The records Kircher viewed involve two priests, Lawrence Stritmatter and David Kelley. Last year, the archdiocese pleaded no contest to five charges of failing to report abuse involving those two priests. Neither priest was criminally prosecuted because the allegations were too old, authorities said.

The records did not involve Keith Albrecht, a priest who was removed from the ministry in 1993, who is accused of abusing Kircher's client in the Greene County civil case. But Kircher argued the documents show how the cases are intertwined.

"(These documents show) the conspiracy perpetrated at the highest levels, by even the archbishop ... to avoid prosecutors' attention and to avoid legal responsibility and to keep victims in the dark," Kircher said in court. "They even used their own priests as pawns by misleading their own priests about the number of victims ... so that priests could then go and misrepresent information to victims."

Kircher said in court that he saw the records Wednesday and Thursday in the law office of Matt Garretson, a lawyer who oversees a $3 million abuse-victims' compensation fund that the Cincinnati Archdiocese set up last year. Garretson confirmed that Kircher was in his law office last week reviewing documents from Kelley's file. Garretson would not discuss their contents.

Andriacco criticized Kircher for using the documents from the victim's compensation fund for a separate civil case. "It's completely contrary to the agreement under which these documents were made available," Andriacco said.

Kircher said in court that he was not allowed to make photocopies of the documents, but he took notes, including some verbatim quotes. Kircher prepared a written summary, which he discussed in court.

Kircher's summary outlines documents showing that the archdiocese knew about allegations against Kelley as early as 1985. Last year, the archdiocese told the Enquirer that no specific allegations against Kelley had surfaced until 1994. Andriacco said Monday that the archdiocese still stands behind that statement.

Kircher's notes say that, on June 5, 1986, the Rev. Paul Rehling, the priest personnel director, wrote a memo telling Pilarczyk about allegations that Kelley had sexually abused a young man. Rehling said the Rev. Tom Bolte of St. Martin of Tours had raised those concerns.

Rehling advised Pilarczyk to tell Bolte to refer the abused person to "a priest he can trust," not to a counselor, Kircher's summary says.

"If there were ever trouble in the future, and it turns out there are a series of these incidents, the Church would be held responsible in court," Rehling wrote, according to Kircher's summary.

Kircher said Rehling added: "(Kelley) can be reassured that we are not interested in turning up stuff to prove him guilty about. ... I think the stuff that keeps surfacing only says that Dave (Kelley) is another time bomb waiting to go off."

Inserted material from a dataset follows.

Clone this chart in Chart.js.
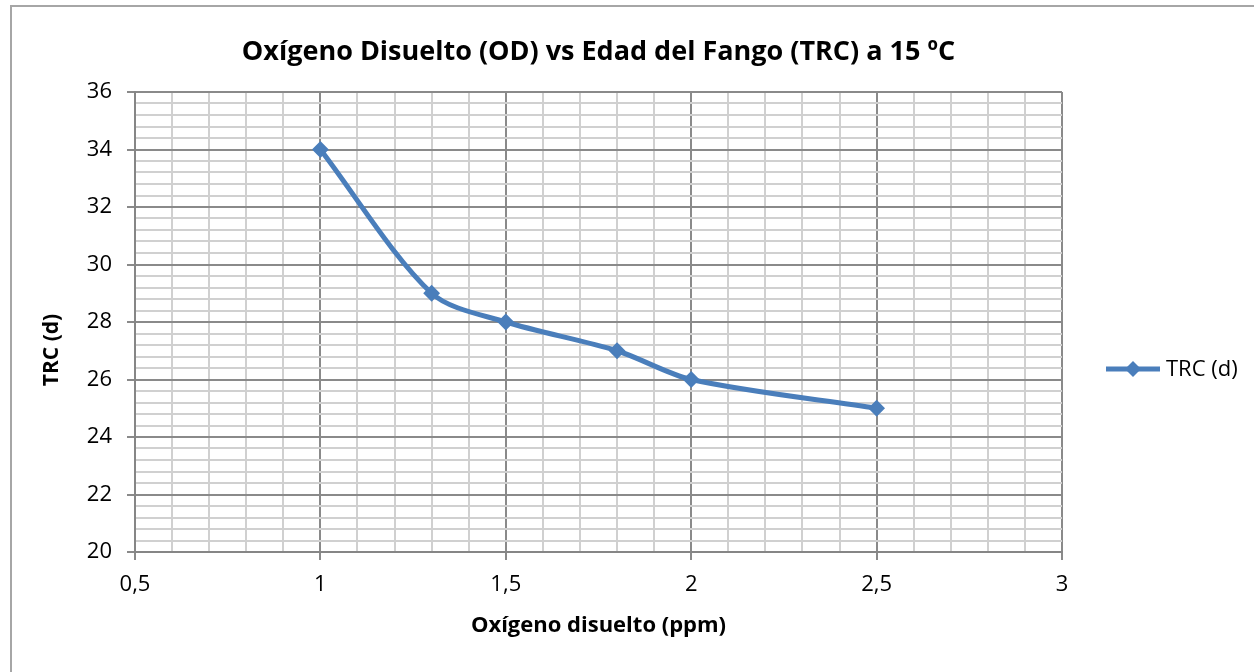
<!DOCTYPE html>
<html>
<head>
<meta charset="utf-8">
<script src="https://cdn.jsdelivr.net/npm/chart.js@4.4.1/dist/chart.umd.min.js"></script>
<style>
  html, body { margin: 0; padding: 0; background: #fff; overflow: hidden; }
  #frame { position: absolute; left: 10px; top: 5px; width: 1300px; height: 700px; border: 2px solid #a6a6a6; }
  #chart { position: absolute; left: 0; top: 0; }
</style>
</head>
<body>
<div id="frame"></div>
<canvas id="chart" width="1254" height="672"></canvas>
<script>
// data
const oxygen = [1, 1.3, 1.5, 1.8, 2, 2.5];
const trc = [34, 29, 28, 27, 26, 25];
const seriesName = 'TRC (d)';
const yTitle = 'TRC (d)';

// axis ranges: [min, max, major step, minor step]
const xAxis = [0.5, 3, 0.5, 0.1];
const yAxis = [20, 36, 2, 0.4];

const blue = '#4a7ebb';
const font = '"Open Sans", "Liberation Sans", sans-serif';

function isMajor(v, step) {
  return Math.abs(v / step - Math.round(v / step)) < 1e-6;
}

// y title sits a bit below the middle in the original, so draw it here
const yTitlePlugin = {
  id: 'yTitle',
  afterDraw(chart) {
    const ctx = chart.ctx;
    const a = chart.chartArea;
    ctx.save();
    ctx.translate(a.left - 83, (a.top + a.bottom) / 2 + 28);
    ctx.rotate(-Math.PI / 2);
    ctx.fillStyle = '#000';
    ctx.font = 'bold 21px ' + font;
    ctx.textAlign = 'center';
    ctx.textBaseline = 'middle';
    ctx.fillText(yTitle, 0, 0);
    ctx.restore();
  }
};

// Excel-style legend: line with diamond, on the right
const legendLine = {
  id: 'legendLine',
  afterDraw(chart) {
    const ctx = chart.ctx;
    const ds = chart.data.datasets[0];
    const x = chart.chartArea.right + 44;
    const y = 369;
    ctx.save();
    ctx.strokeStyle = ds.borderColor;
    ctx.lineWidth = ds.borderWidth;
    ctx.beginPath();
    ctx.moveTo(x, y);
    ctx.lineTo(x + 54, y);
    ctx.stroke();
    ctx.fillStyle = ds.borderColor;
    ctx.beginPath();
    ctx.moveTo(x + 27, y - 8);
    ctx.lineTo(x + 35, y);
    ctx.lineTo(x + 27, y + 8);
    ctx.lineTo(x + 19, y);
    ctx.closePath();
    ctx.fill();
    ctx.fillStyle = '#000';
    ctx.font = '22px ' + font;
    ctx.textBaseline = 'middle';
    ctx.fillText(ds.label, x + 60, y + 1);
    ctx.restore();
  }
};

new Chart(document.getElementById('chart'), {
  type: 'line',
  data: {
    datasets: [{
      label: seriesName,
      data: oxygen.map((x, i) => ({ x: x, y: trc[i] })),
      borderColor: blue,
      backgroundColor: blue,
      borderWidth: 5,
      tension: 0.3,
      pointStyle: 'rectRot',
      pointRadius: 7,
      pointBorderWidth: 2,
      pointBackgroundColor: blue,
      pointBorderColor: blue
    }]
  },
  options: {
    responsive: false,
    animation: false,
    layout: { padding: { left: 36, right: 192, top: 10, bottom: 30 } },
    plugins: {
      legend: { display: false },
      tooltip: { enabled: false },
      title: {
        display: true,
        fullSize: false,
        text: 'Oxígeno Disuelto (OD) vs Edad del Fango (TRC) a 15 ºC',
        color: '#000',
        font: { family: font, size: 27, weight: 'bold', lineHeight: 1.2 },
        padding: { top: 26, bottom: 23.6 }
      }
    },
    scales: {
      x: {
        type: 'linear',
        min: xAxis[0],
        max: xAxis[1],
        afterFit(scale) { scale.height = 90; },
        ticks: {
          stepSize: xAxis[3],
          maxTicksLimit: 100,
          autoSkip: false,
          maxRotation: 0,
          padding: 12,
          color: '#000',
          font: { family: font, size: 22 },
          callback: v => isMajor(v, xAxis[2]) ? String(+v.toFixed(1)).replace('.', ',') : ''
        },
        grid: {
          color: c => isMajor(c.tick.value, xAxis[2]) ? '#8a8a8a' : '#d0d0d0',
          lineWidth: 2,
          tickLength: 8,
          tickColor: c => isMajor(c.tick.value, xAxis[2]) ? '#8a8a8a' : 'rgba(0,0,0,0)'
        },
        border: { color: '#868686', width: 2 },
        title: {
          display: true,
          text: 'Oxígeno disuelto (ppm)',
          color: '#000',
          font: { family: font, size: 22, weight: 'bold', lineHeight: 1.2 },
          padding: { top: 4, bottom: 3 }
        }
      },
      y: {
        min: yAxis[0],
        max: yAxis[1],
        afterFit(scale) { scale.width = 99; },
        ticks: {
          stepSize: yAxis[3],
          maxTicksLimit: 100,
          autoSkip: false,
          padding: 15,
          color: '#000',
          font: { family: font, size: 22 },
          callback: v => isMajor(v, yAxis[2]) ? String(Math.round(v)) : ''
        },
        grid: {
          color: c => isMajor(c.tick.value, yAxis[2]) ? '#8a8a8a' : '#d0d0d0',
          lineWidth: 2,
          tickLength: 8,
          tickColor: c => isMajor(c.tick.value, yAxis[2]) ? '#8a8a8a' : 'rgba(0,0,0,0)'
        },
        border: { color: '#868686', width: 2 }
      }
    }
  },
  plugins: [yTitlePlugin, legendLine]
});
</script>
</body>
</html>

Months later, Kircher's summary says, on Dec. 18, 1986, Pilarczyk wrote a memo to a treatment center concerning Kelley and explained that, in 1983, Elder High School students reported that Kelley had "touched their genitals."

Andriacco said that Pilarczyk made sure that Kelley received treatment because of complaints about contact with children.

Bolte confirmed Monday that he contacted the archdiocese's personnel office about the allegation of abuse involving Kelley.